— start of Source material —
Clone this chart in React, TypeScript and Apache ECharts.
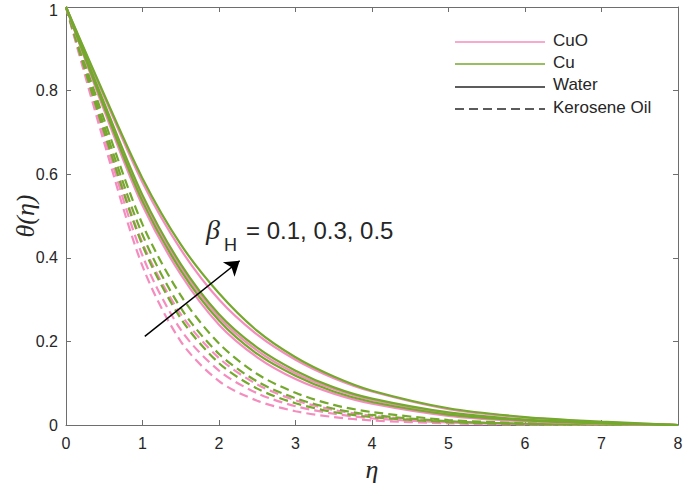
import React, { useEffect, useRef } from 'react';
import * as echarts from 'echarts';

// η grid
const eta = [0, 0.5, 1, 1.5, 2, 2.5, 3, 3.5, 4, 5, 6, 7, 8];

// Water based (solid)
const cuWaterB01 = [1, 0.76, 0.535, 0.37, 0.25, 0.17, 0.118, 0.08, 0.055, 0.025, 0.011, 0.004, 0];
const cuWaterB03 = [1, 0.77, 0.55, 0.385, 0.265, 0.185, 0.13, 0.09, 0.063, 0.03, 0.013, 0.005, 0];
const cuWaterB05 = [1, 0.79, 0.59, 0.432, 0.315, 0.225, 0.162, 0.116, 0.082, 0.04, 0.019, 0.008, 0];
const cuoWaterB01 = [1, 0.752, 0.525, 0.36, 0.24, 0.162, 0.11, 0.075, 0.051, 0.022, 0.009, 0.003, 0];
const cuoWaterB03 = [1, 0.765, 0.542, 0.378, 0.258, 0.178, 0.124, 0.086, 0.06, 0.028, 0.012, 0.004, 0];
const cuoWaterB05 = [1, 0.785, 0.58, 0.42, 0.3, 0.216, 0.156, 0.112, 0.08, 0.038, 0.018, 0.007, 0];

// Kerosene oil based (dashed)
const cuKeroB01 = [1, 0.7, 0.43, 0.255, 0.148, 0.087, 0.052, 0.031, 0.019, 0.007, 0.002, 0.001, 0];
const cuKeroB03 = [1, 0.715, 0.455, 0.28, 0.17, 0.104, 0.064, 0.039, 0.024, 0.009, 0.003, 0.001, 0];
const cuKeroB05 = [1, 0.73, 0.48, 0.31, 0.195, 0.122, 0.077, 0.048, 0.031, 0.012, 0.005, 0.002, 0];
const cuoKeroB01 = [1, 0.675, 0.38, 0.2, 0.105, 0.058, 0.033, 0.019, 0.011, 0.004, 0.001, 0, 0];
const cuoKeroB03 = [1, 0.69, 0.405, 0.228, 0.13, 0.076, 0.045, 0.027, 0.016, 0.006, 0.002, 0.001, 0];
const cuoKeroB05 = [1, 0.705, 0.435, 0.265, 0.16, 0.097, 0.059, 0.036, 0.022, 0.008, 0.003, 0.001, 0];

const legendNames = ['CuO', 'Cu', 'Water', 'Kerosene Oil'];
const annotationValues = '= 0.1, 0.3, 0.5';
const yAxisTitle = 'θ(η)';
const xAxisTitle = 'η';
const arrowStart = [1.03, 0.212];
const arrowEnd = [2.27, 0.393];

const PINK = '#F48DBE';
const GREEN = '#74A92E';
const DASH = [9, 5];

export default function App() {
  const ref = useRef<HTMLDivElement>(null);

  useEffect(() => {
    document.body.style.margin = '0';
    const chart = echarts.init(ref.current!, undefined, { renderer: 'svg' });

    const mk = (vals: number[], color: string, dashed: boolean, name: string) => ({
      type: 'line',
      name,
      data: eta.map((e, i) => [e, vals[i]]),
      smooth: 0.3,
      showSymbol: false,
      symbol: 'none',
      silent: true,
      lineStyle: { color, width: 2.2, type: dashed ? DASH : 'solid' },
    });

    const series: any[] = [
      mk(cuoKeroB01, PINK, true, 'cuoK1'),
      mk(cuoKeroB03, PINK, true, 'cuoK3'),
      mk(cuoKeroB05, PINK, true, 'cuoK5'),
      mk(cuKeroB01, GREEN, true, 'cuK1'),
      mk(cuKeroB03, GREEN, true, 'cuK3'),
      mk(cuKeroB05, GREEN, true, 'cuK5'),
      mk(cuoWaterB01, PINK, false, 'cuoW1'),
      mk(cuoWaterB03, PINK, false, 'cuoW3'),
      mk(cuoWaterB05, PINK, false, 'cuoW5'),
      mk(cuWaterB01, GREEN, false, 'cuW1'),
      mk(cuWaterB03, GREEN, false, 'cuW3'),
      mk(cuWaterB05, GREEN, false, 'cuW5'),
    ];
    series.push({
      type: 'line',
      name: 'arrow',
      data: [],
      silent: true,
      markLine: {
        silent: true,
        animation: false,
        symbol: ['none', 'arrow'],
        symbolSize: 14,
        label: { show: false },
        lineStyle: { color: '#000', width: 1.5, type: 'solid' },
        data: [[{ coord: arrowStart }, { coord: arrowEnd }]],
      },
    });

    const axisColor = '#6e6e6e';
    const labelColor = '#262626';
    const fontFam = 'Liberation Sans, Arial, sans-serif';
    const serifItalic = 'italic 26px Liberation Serif, Times New Roman, serif';

    const legendRows = [
      { y: 42, color: PINK, dash: null, ty: 40 },
      { y: 64, color: GREEN, dash: null, ty: 62 },
      { y: 87, color: '#262626', dash: null, ty: 84 },
      { y: 109, color: '#262626', dash: DASH, ty: 107 },
    ];
    const graphic: any[] = [];
    legendRows.forEach((r, i) => {
      graphic.push({
        type: 'line',
        shape: { x1: 455, y1: r.y, x2: 545, y2: r.y },
        style: { stroke: r.color, lineWidth: 1.5, lineDash: r.dash || undefined },
        silent: true,
      });
      graphic.push({
        type: 'text',
        x: 553,
        y: r.ty,
        style: {
          text: legendNames[i],
          fill: labelColor,
          font: `17px ${fontFam}`,
          verticalAlign: 'middle',
          align: 'left',
        },
        silent: true,
      });
    });
    graphic.push({
      type: 'text',
      x: 206,
      y: 229,
      style: {
        text: 'β',
        fill: '#262626',
        font: 'italic 28px Liberation Serif, Times New Roman, serif',
        verticalAlign: 'middle',
      },
    });
    graphic.push({
      type: 'text',
      x: 224,
      y: 245,
      style: { text: 'H', fill: '#262626', font: `18px ${fontFam}`, verticalAlign: 'middle' },
    });
    graphic.push({
      type: 'text',
      x: 246,
      y: 230,
      style: { text: annotationValues, fill: '#262626', font: `24px ${fontFam}`, verticalAlign: 'middle' },
    });
    graphic.push({
      type: 'text',
      x: 25,
      y: 216,
      rotation: Math.PI / 2,
      style: {
        text: yAxisTitle,
        fill: labelColor,
        font: serifItalic,
        align: 'center',
        verticalAlign: 'middle',
      },
    });
    graphic.push({
      type: 'text',
      x: 372,
      y: 469,
      style: {
        text: xAxisTitle,
        fill: labelColor,
        font: serifItalic,
        align: 'center',
        verticalAlign: 'middle',
      },
    });

    const fmt = (v: number) => String(Number(v.toFixed(1)));
    const yFmt = (v: number) => (v >= 1 ? '{t|1}' : fmt(v));

    chart.setOption({
      animation: false,
      backgroundColor: '#fff',
      grid: { left: 66, right: 7, top: 7, bottom: 61, containLabel: false, outerBoundsMode: 'none' },
      xAxis: [
        {
          type: 'value',
          min: 0,
          max: 8,
          interval: 1,
          axisLine: { show: true, lineStyle: { color: axisColor, width: 1 } },
          axisTick: { show: true, inside: true, length: 5, lineStyle: { color: axisColor } },
          axisLabel: { color: labelColor, fontSize: 16, fontFamily: fontFam, margin: 10, formatter: fmt },
          splitLine: { show: false },
        },
        {
          type: 'value',
          position: 'top',
          min: 0,
          max: 8,
          interval: 1,
          axisLine: { show: true, onZero: false, lineStyle: { color: axisColor, width: 1 } },
          axisTick: { show: true, inside: true, length: 5, lineStyle: { color: axisColor } },
          axisLabel: { show: false },
          splitLine: { show: false },
        },
      ],
      yAxis: [
        {
          type: 'value',
          min: 0,
          max: 1,
          interval: 0.2,
          axisLine: { show: true, lineStyle: { color: axisColor, width: 1 } },
          axisTick: { show: true, inside: true, length: 5, lineStyle: { color: axisColor } },
          axisLabel: {
            color: labelColor,
            fontSize: 16,
            fontFamily: fontFam,
            margin: 8,
            formatter: yFmt,
            rich: { t: { fontSize: 16, fontFamily: fontFam, color: labelColor, padding: [6, 0, 0, 0] } },
          },
          splitLine: { show: false },
        },
        {
          type: 'value',
          position: 'right',
          min: 0,
          max: 1,
          interval: 0.2,
          axisLine: { show: true, onZero: false, lineStyle: { color: axisColor, width: 1 } },
          axisTick: { show: true, inside: true, length: 5, lineStyle: { color: axisColor } },
          axisLabel: { show: false },
          splitLine: { show: false },
        },
      ],
      series,
      graphic,
    });

    return () => chart.dispose();
  }, []);

  return <div ref={ref} style={{ width: 685, height: 486 }} />;
}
— end of Source material —
» **Exercise objective**
From the data above, copy each line that has the string "React".

» **Correct output**
Clone this chart in React, TypeScript and Apache ECharts.
import React, { useEffect, useRef } from 'react';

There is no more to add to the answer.